When this calculator is most useful
This page is ideal when you already have community summaries and want a fast, transparent modularity estimate without opening a notebook. It is particularly helpful for:
- Checking NetworkX community detection output.
- Verifying published examples and teaching exercises.
- Comparing multiple partitions in project reports.
- Explaining modularity to stakeholders with a visual chart of community contributions.
- Spotting communities that contribute negatively to the overall partition quality.
That last point is especially valuable. The bar chart shows each community contribution to total modularity. If one community contributes negatively, it may mean the partition is forcing together nodes that do not belong in the same cluster. In Python workflows, that insight often leads analysts to rerun the algorithm with different parameters or to compare a different method such as Leiden instead of a greedy heuristic.
Authoritative data and reference sources
If you want benchmark data and reputable educational references for graph analysis, these sources are useful starting points:
- Stanford SNAP Email-Eu-core dataset
- University of Michigan network data collection
- NetworkX community algorithms documentation
Best practice checklist for Python modularity calculation
- Validate graph size, edge count, and directedness before computing Q.
- Keep community labels reproducible and versioned.
- Compare more than one algorithm when possible.
- Inspect per-community contributions, not just the total score.
- Combine modularity with domain validation and external metrics.
- Document whether your graph is weighted, filtered, or thresholded.

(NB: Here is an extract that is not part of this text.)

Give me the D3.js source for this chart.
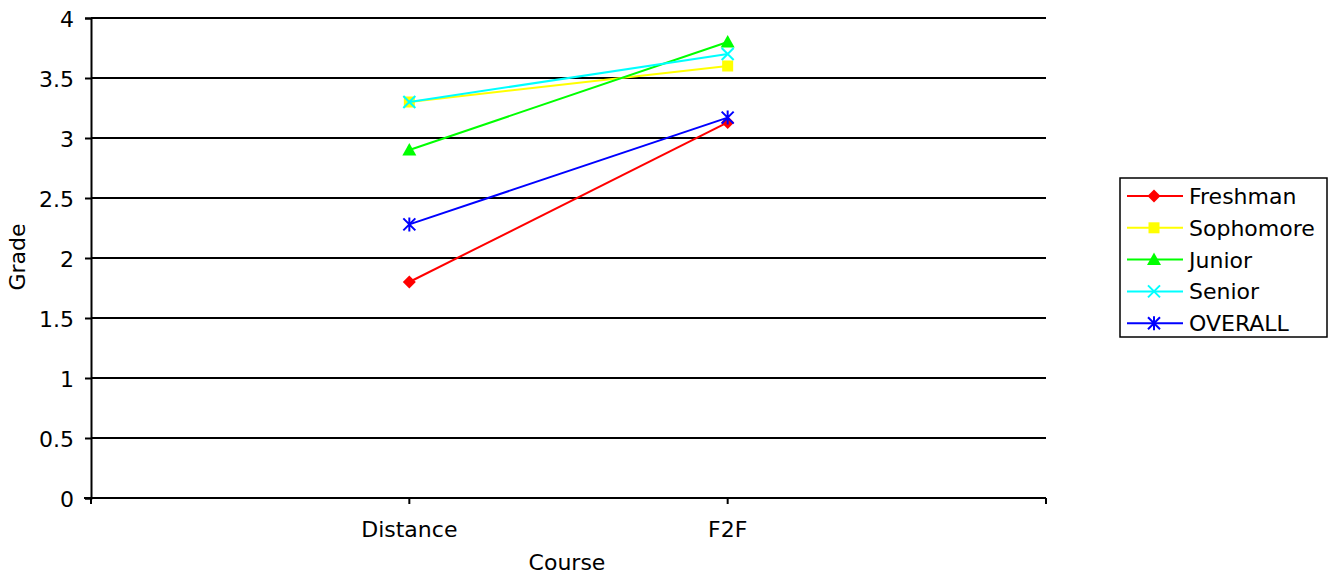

In short, Python modularity calculation is simple to execute but subtle to interpret. A good analyst uses modularity as a structured way to compare partitions, explain community quality, and identify where a graph segmentation is likely strong or weak. With the calculator above, you can enter community level statistics directly, obtain a reliable modularity estimate, and visualize which communities are helping or hurting the partition.